Возвращаясь домой, я мучительно думала, что же с нами со всеми будет. И не находила ответа.

«Дорогая Мари. Я доехал благополучно. Мы с Поммелем на корабле чуточку попьянствовали вначале, а когда вино кончилось, перейти на ром не рискнули: у меня от него колики в желудке, а попутчик мой был стеснен в средствах. В Амстердаме расстались: он решил задержаться и поработать в литейных мастерских, я же сел в карету, милостиво предоставленную мне в русской миссии графом Голицыным, прибыл в Брюссель, а оттуда уже в Париж. Снял на первое время квартирку около Сорбонны, а потом подыскивать стану к вашему приезду побольше. Осень во Франции теплая — то, что в Петербурге называется “бабье лето”. Поцелуй от меня Машеньку. Любящий твой супруг Пьер».

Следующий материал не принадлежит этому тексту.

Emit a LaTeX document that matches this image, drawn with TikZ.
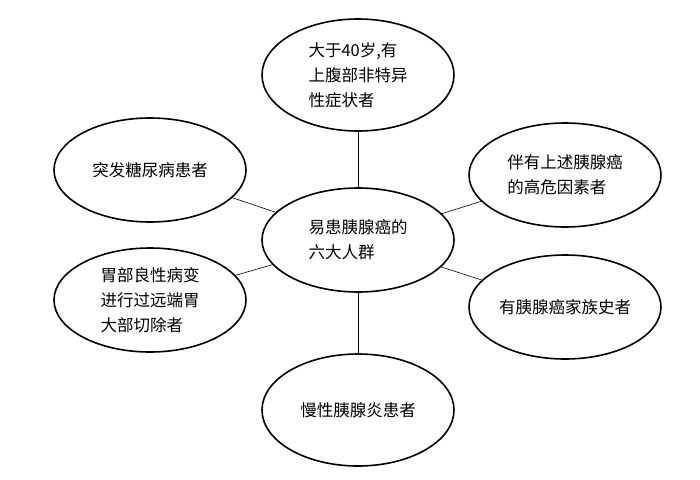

«Дорогая моя сестренка! Пьер Фальконе, побывавший у нас позавчера, передал мне письмишко от тебя. Очень рад, что и ты, и дочка в полном здравии, и дела у тебя идут неплохо, а на будущий год собираешься вернуться дамой. Дай-то Бог! Мы за эти десять лет сильно изменились, так что, может быть, и не узнаем в первый момент друг друга. Смешно! У меня тоже все в порядке, в магазине торговля бойкая, шьем и на заказ много, дорожим постоянными клиентами. Дети учатся, а болеют редко. У Луизы стало плохо с глазами, и врачи прописали ей очки, но и в них шьет она с трудом, а читать не может вовсе. Но зато Марго хлопочет по дому за двоих. Муженек ее отсидел в тюрьме за крамольные речи на одной из лекций в Сорбонне, и вернулся хромый — простудил в холодной камере колено. Так что пришлось еще тратить деньги на его лечение. Ходит уже неплохо, но с палкой. Очень злой на всех, и особенно на власть предержащих, как бы снова не загремел в кутузку! Твой супруг мне в целом понравился, человек образованный и с понятием, одевается, как аристократ, говорит красиво. Но просил денег, так как издержался в дороге. Я ему ссудил тысячу ливров. Лишь бы не пропил! Помогать по-родственному мы всегда готовы, но на дело, а не на всякое баловство. Ты меня, надеюсь, понимаешь. А за сим прощаюсь. Очень тебя люблю, сестренка, с умилением вспоминаю наши детские годы и любить всегда буду, возвращайся скорее. От моей родни низкий тебе поклон. Твой брат Жан-Жак».

Говорили, что великая княгиня Наталья Алексеевна наконец-то понесла. Якобы Екатерина II без конца сетовала, что невестка не тяжелеет и никак не подарит бабке внука. И свершилось! Ждали появление первенца по весне 1776 года. А потом — неожиданное известие: роды прошли неудачно, мать и младенец погибли. Вот те раз! Отчего? Лучшие лекари при дворе не смогли помочь?